Problem description. Write the lines out again, from the top of the material to the line containing "69, 68.4, 68];", pictures excluded.

Collected material.
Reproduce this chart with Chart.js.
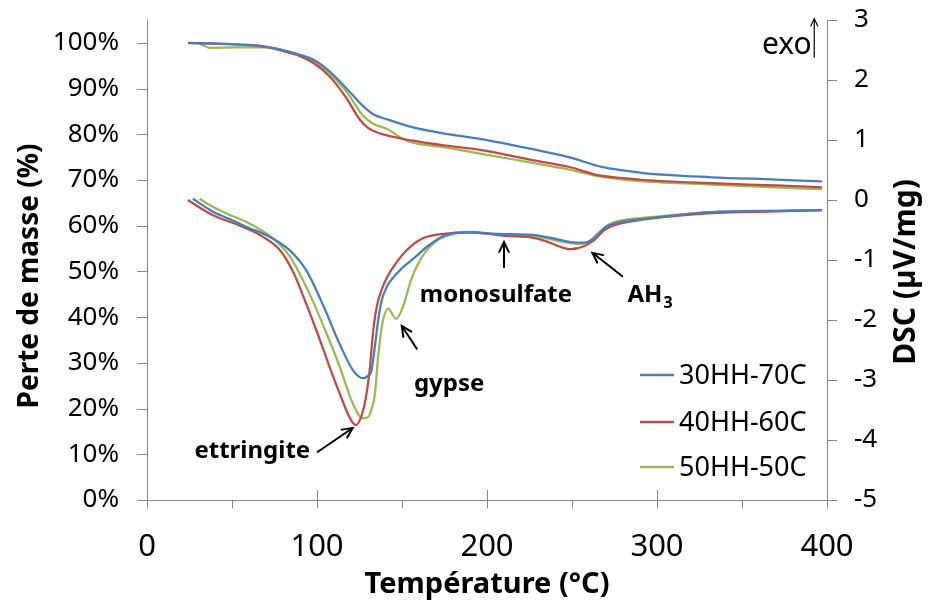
<!DOCTYPE html>
<html><head><meta charset="utf-8">
<script src="https://cdn.jsdelivr.net/npm/chart.js@4.4.1/dist/chart.umd.min.js"></script>
<style>html,body{margin:0;padding:0;background:#fff;}#wrap{width:930px;height:609px;}</style>
</head><body><div id="wrap"><canvas id="c" width="930" height="609"></canvas></div>
<script>
// ---------------- DATA ----------------
const seriesNames = ['30HH-70C', '40HH-60C', '50HH-50C'];
const seriesColors = ['#4A7EBB', '#BE4B48', '#98B954'];

const xTicks = [0, 100, 200, 300, 400];
const massTicks = [0, 10, 20, 30, 40, 50, 60, 70, 80, 90, 100];
const dscTicks = [-5, -4, -3, -2, -1, 0, 1, 2, 3];

// TG (mass, %) vs temperature (°C)
const tgTemp30 = [25, 50, 70, 78, 90, 97.5, 107, 117, 127, 133, 141, 156.5, 176, 196, 226, 248, 268, 280, 292, 332, 370, 397];
const tgMass30 = [100, 99.7, 99.1, 98.6, 97.4, 96.4, 93.9, 90.2, 86.2, 84.4, 83.3, 81.5, 80.1, 79, 76.8, 75, 72.8, 72.1, 71.5, 70.6, 70.1, 69.7];

const tgTemp40 = [24, 50, 68, 78, 90, 97.5, 107, 117, 125, 130, 137, 156.5, 176, 196, 226, 248, 266, 280, 292, 332, 370, 397];
const tgMass40 = [100, 99.7, 99.3, 98.4, 97.1, 95.7, 92.8, 88.1, 83.3, 81.4, 80.2, 78.6, 77.5, 76.6, 74.4, 72.9, 71, 70.4, 70, 69.3, 68.8, 68.4];

const tgTemp50 = [30, 33, 37, 50, 68, 78, 90, 97.5, 107, 117, 127, 133, 141, 152.6, 176, 200, 226, 248, 266, 280, 292, 332, 370, 397];
const tgMass50 = [100, 99.5, 98.9, 99, 99, 98.6, 97.3, 96.2, 93.5, 89.5, 84.1, 82.3, 81.2, 78.6, 77.1, 75.5, 73.8, 72.3, 70.8, 70.1, 69.7, 69, 68.4, 68];

// DSC (µV/mg) vs temperature (°C)
const dscTemp30 = [27, 38.5, 48, 58, 74, 84, 93.6, 104, 113, 121, 127, 130, 132, 134, 136, 138, 141, 144, 151, 157, 166, 176, 190, 202, 216, 227, 239, 249, 257, 263, 269, 275, 294, 332, 370, 397];
const dscVal30 = [0.02, -0.19, -0.31, -0.44, -0.64, -0.84, -1.17, -1.78, -2.38, -2.83, -2.97, -2.93, -2.85, -2.45, -2.0, -1.68, -1.45, -1.32, -1.11, -0.97, -0.75, -0.58, -0.54, -0.56, -0.57, -0.58, -0.64, -0.70, -0.71, -0.64, -0.47, -0.39, -0.31, -0.2, -0.18, -0.17];

const dscTemp40 = [24, 38.5, 54, 68, 78, 86, 93.5, 100, 107, 113, 120, 123, 127, 129, 131, 133, 135, 138, 141, 145, 153, 162, 176, 188, 200, 212, 225, 235, 243, 249, 257, 263, 269, 275, 294, 332, 370, 397];
const dscVal40 = [0, -0.25, -0.42, -0.61, -0.83, -1.2, -1.72, -2.2, -2.75, -3.2, -3.67, -3.75, -3.52, -3.25, -2.83, -2.2, -1.8, -1.5, -1.3, -1.11, -0.83, -0.64, -0.56, -0.54, -0.56, -0.6, -0.62, -0.69, -0.78, -0.82, -0.77, -0.67, -0.5, -0.42, -0.32, -0.22, -0.19, -0.17];

const dscTemp50 = [31, 38.5, 48, 58, 74, 84, 91.6, 99.5, 106, 113, 121, 127, 130, 132, 134, 136, 138.5, 141.8, 146.6, 150.8, 155.5, 162, 170, 180, 192, 206, 220, 231, 243, 253, 259, 265, 271, 279, 294, 332, 370, 397];
const dscVal50 = [0.02, -0.11, -0.24, -0.36, -0.64, -0.94, -1.33, -1.81, -2.25, -2.75, -3.39, -3.64, -3.62, -3.5, -3.25, -2.6, -2.05, -1.81, -1.98, -1.76, -1.32, -0.94, -0.69, -0.57, -0.53, -0.57, -0.58, -0.61, -0.69, -0.73, -0.71, -0.56, -0.42, -0.34, -0.29, -0.2, -0.18, -0.17];

// annotations (data coordinates: temperature, DSC)
const annotations = [
  {text: 'ettringite', tx: 96, ty: -4.18, align: 'right', from: [100.3, -4.2], to: [121, -3.8]},
  {text: 'gypse', tx: 157, ty: -3.07, align: 'left', from: [158.7, -2.48], to: [149.9, -2.1]},
  {text: 'monosulfate', tx: 160.5, ty: -1.58, align: 'left', from: [210, -1.12], to: [210, -0.7]},
  {text: 'AH', sub: '3', tx: 282.6, ty: -1.58, align: 'left', from: [279.6, -1.27], to: [262, -0.88]}
];

// ---------------- CHART ----------------
const FONT = "'Noto Sans', 'Open Sans', sans-serif";
const AXIS_COLOR = '#868686';

function pts(xs, ys) { return xs.map((x, i) => ({x: x, y: ys[i]})); }

const tgSets = [[tgTemp30, tgMass30], [tgTemp40, tgMass40], [tgTemp50, tgMass50]];
const dscSets = [[dscTemp30, dscVal30], [dscTemp40, dscVal40], [dscTemp50, dscVal50]];
const datasets = [];
tgSets.forEach((s, i) => datasets.push({label: seriesNames[i] + ' TG', data: pts(s[0], s[1]), yAxisID: 'yMass',
  borderColor: seriesColors[i], borderWidth: 2.25, pointRadius: 0, cubicInterpolationMode: 'monotone', fill: false}));
dscSets.forEach((s, i) => datasets.push({label: seriesNames[i], data: pts(s[0], s[1]), yAxisID: 'yDsc',
  borderColor: seriesColors[i], borderWidth: 2.25, pointRadius: 0, cubicInterpolationMode: 'monotone', fill: false}));

function arrow(ctx, x1, y1, x2, y2, head, lw) {
  ctx.save();
  ctx.strokeStyle = '#000'; ctx.lineWidth = lw; ctx.lineCap = 'round';
  ctx.beginPath(); ctx.moveTo(x1, y1); ctx.lineTo(x2, y2); ctx.stroke();
  const a = Math.atan2(y2 - y1, x2 - x1);
  ctx.beginPath();
  ctx.moveTo(x2 - head * Math.cos(a - 0.45), y2 - head * Math.sin(a - 0.45));
  ctx.lineTo(x2, y2);
  ctx.lineTo(x2 - head * Math.cos(a + 0.45), y2 - head * Math.sin(a + 0.45));
  ctx.stroke();
  ctx.restore();
}

const decorPlugin = {
  id: 'decor',
  afterDraw(chart) {
    const ctx = chart.ctx;
    const xs = chart.scales.x, ym = chart.scales.yMass, yd = chart.scales.yDsc;
    const ca = chart.chartArea;
    ctx.save();
    // tick marks
    ctx.strokeStyle = AXIS_COLOR; ctx.lineWidth = 1;
    ctx.beginPath();
    massTicks.forEach(v => { const y = Math.round(ym.getPixelForValue(v)) + 0.5; ctx.moveTo(ca.left - 10, y); ctx.lineTo(ca.left, y); });
    dscTicks.forEach(v => { const y = Math.round(yd.getPixelForValue(v)) + 0.5; ctx.moveTo(ca.right, y); ctx.lineTo(ca.right + 10, y); });
    for (let v = 0; v <= 400; v += 50) {
      const x = Math.round(xs.getPixelForValue(v)) + 0.5;
      const major = xTicks.includes(v);
      ctx.moveTo(x, ca.bottom + 8); ctx.lineTo(x, major ? ca.bottom - 10 : ca.bottom);
    }
    ctx.stroke();

    // axis titles
    ctx.fillStyle = '#000';
    ctx.textAlign = 'center'; ctx.textBaseline = 'middle';
    ctx.font = 'bold 28px ' + FONT;
    ctx.save(); ctx.translate(30, 276); ctx.rotate(-Math.PI / 2); ctx.fillText('Perte de masse (%)', 0, 0); ctx.restore();
    ctx.font = 'bold 29px ' + FONT;
    ctx.fillText('Température (°C)', (ca.left + ca.right) / 2, 585);
    ctx.font = 'bold 30px ' + FONT;
    ctx.save(); ctx.translate(906, 272); ctx.rotate(-Math.PI / 2); ctx.fillText('DSC (µV/mg)', 0, 0); ctx.restore();

    // legend
    ctx.font = '27px ' + FONT; ctx.textAlign = 'left';
    const legY = [375, 422, 467];
    seriesNames.forEach((n, i) => {
      ctx.strokeStyle = seriesColors[i]; ctx.lineWidth = 2.5;
      ctx.beginPath(); ctx.moveTo(640, legY[i]); ctx.lineTo(674, legY[i]); ctx.stroke();
      ctx.fillStyle = '#000'; ctx.fillText(n, 679, legY[i] + 1);
    });

    // annotations
    annotations.forEach(a => {
      ctx.font = 'bold 24px ' + FONT;
      ctx.textAlign = a.align; ctx.textBaseline = 'middle'; ctx.fillStyle = '#000';
      const tx = xs.getPixelForValue(a.tx), ty = yd.getPixelForValue(a.ty);
      ctx.fillText(a.text, tx, ty);
      if (a.sub) {
        const w = ctx.measureText(a.text).width;
        ctx.font = 'bold 16px ' + FONT;
        ctx.fillText(a.sub, tx + w + 1, ty + 9);
      }
      arrow(ctx, xs.getPixelForValue(a.from[0]), yd.getPixelForValue(a.from[1]),
        xs.getPixelForValue(a.to[0]), yd.getPixelForValue(a.to[1]), 11, 2);
    });

    // exo arrow
    ctx.font = '30px ' + FONT; ctx.textAlign = 'right'; ctx.textBaseline = 'middle'; ctx.fillStyle = '#000';
    ctx.fillText('exo', xs.getPixelForValue(391), yd.getPixelForValue(2.58));
    arrow(ctx, xs.getPixelForValue(392.5), yd.getPixelForValue(2.38), xs.getPixelForValue(392.5), yd.getPixelForValue(3.02), 8, 1.2);
    ctx.restore();
  }
};

new Chart(document.getElementById('c'), {
  type: 'line',
  data: {datasets: datasets},
  options: {
    responsive: false, animation: false, devicePixelRatio: 1,
    layout: {padding: {top: 0, left: 0, right: 0, bottom: 0}},
    plugins: {legend: {display: false}, tooltip: {enabled: false}},
    scales: {
      x: {
        type: 'linear', min: 0, max: 400,
        afterBuildTicks: s => { s.ticks = xTicks.map(v => ({value: v})); },
        afterFit: s => { s.height = 109; },
        grid: {display: false, drawTicks: false},
        border: {display: true, color: AXIS_COLOR, width: 1},
        ticks: {color: '#000', font: {family: FONT, size: 31}, padding: 29, maxRotation: 0, autoSkip: false}
      },
      yMass: {
        type: 'linear', position: 'left', min: 0, max: 105,
        afterBuildTicks: s => { s.ticks = massTicks.map(v => ({value: v})); },
        afterFit: s => { s.width = 147; s.paddingTop = 20; },
        grid: {display: false, drawTicks: false},
        border: {display: true, color: AXIS_COLOR, width: 1},
        ticks: {color: '#000', font: {family: FONT, size: 26}, padding: 28, callback: v => v + '%', autoSkip: false}
      },
      yDsc: {
        type: 'linear', position: 'right', min: -5, max: 3,
        afterBuildTicks: s => { s.ticks = dscTicks.map(v => ({value: v})); },
        afterFit: s => { s.width = 103; s.paddingTop = 20; },
        grid: {display: false, drawTicks: false},
        border: {display: true, color: AXIS_COLOR, width: 1},
        ticks: {color: '#000', font: {family: FONT, size: 26}, padding: 27, autoSkip: false}
      }
    }
  },
  plugins: [decorPlugin]
});
</script></body></html>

Problem solution.
Reproduce this chart with Chart.js.
<!DOCTYPE html>
<html><head><meta charset="utf-8">
<script src="https://cdn.jsdelivr.net/npm/chart.js@4.4.1/dist/chart.umd.min.js"></script>
<style>html,body{margin:0;padding:0;background:#fff;}#wrap{width:930px;height:609px;}</style>
</head><body><div id="wrap"><canvas id="c" width="930" height="609"></canvas></div>
<script>
// ---------------- DATA ----------------
const seriesNames = ['30HH-70C', '40HH-60C', '50HH-50C'];
const seriesColors = ['#4A7EBB', '#BE4B48', '#98B954'];

const xTicks = [0, 100, 200, 300, 400];
const massTicks = [0, 10, 20, 30, 40, 50, 60, 70, 80, 90, 100];
const dscTicks = [-5, -4, -3, -2, -1, 0, 1, 2, 3];

// TG (mass, %) vs temperature (°C)
const tgTemp30 = [25, 50, 70, 78, 90, 97.5, 107, 117, 127, 133, 141, 156.5, 176, 196, 226, 248, 268, 280, 292, 332, 370, 397];
const tgMass30 = [100, 99.7, 99.1, 98.6, 97.4, 96.4, 93.9, 90.2, 86.2, 84.4, 83.3, 81.5, 80.1, 79, 76.8, 75, 72.8, 72.1, 71.5, 70.6, 70.1, 69.7];

const tgTemp40 = [24, 50, 68, 78, 90, 97.5, 107, 117, 125, 130, 137, 156.5, 176, 196, 226, 248, 266, 280, 292, 332, 370, 397];
const tgMass40 = [100, 99.7, 99.3, 98.4, 97.1, 95.7, 92.8, 88.1, 83.3, 81.4, 80.2, 78.6, 77.5, 76.6, 74.4, 72.9, 71, 70.4, 70, 69.3, 68.8, 68.4];

const tgTemp50 = [30, 33, 37, 50, 68, 78, 90, 97.5, 107, 117, 127, 133, 141, 152.6, 176, 200, 226, 248, 266, 280, 292, 332, 370, 397];
const tgMass50 = [100, 99.5, 98.9, 99, 99, 98.6, 97.3, 96.2, 93.5, 89.5, 84.1, 82.3, 81.2, 78.6, 77.1, 75.5, 73.8, 72.3, 70.8, 70.1, 69.7, 69, 68.4, 68];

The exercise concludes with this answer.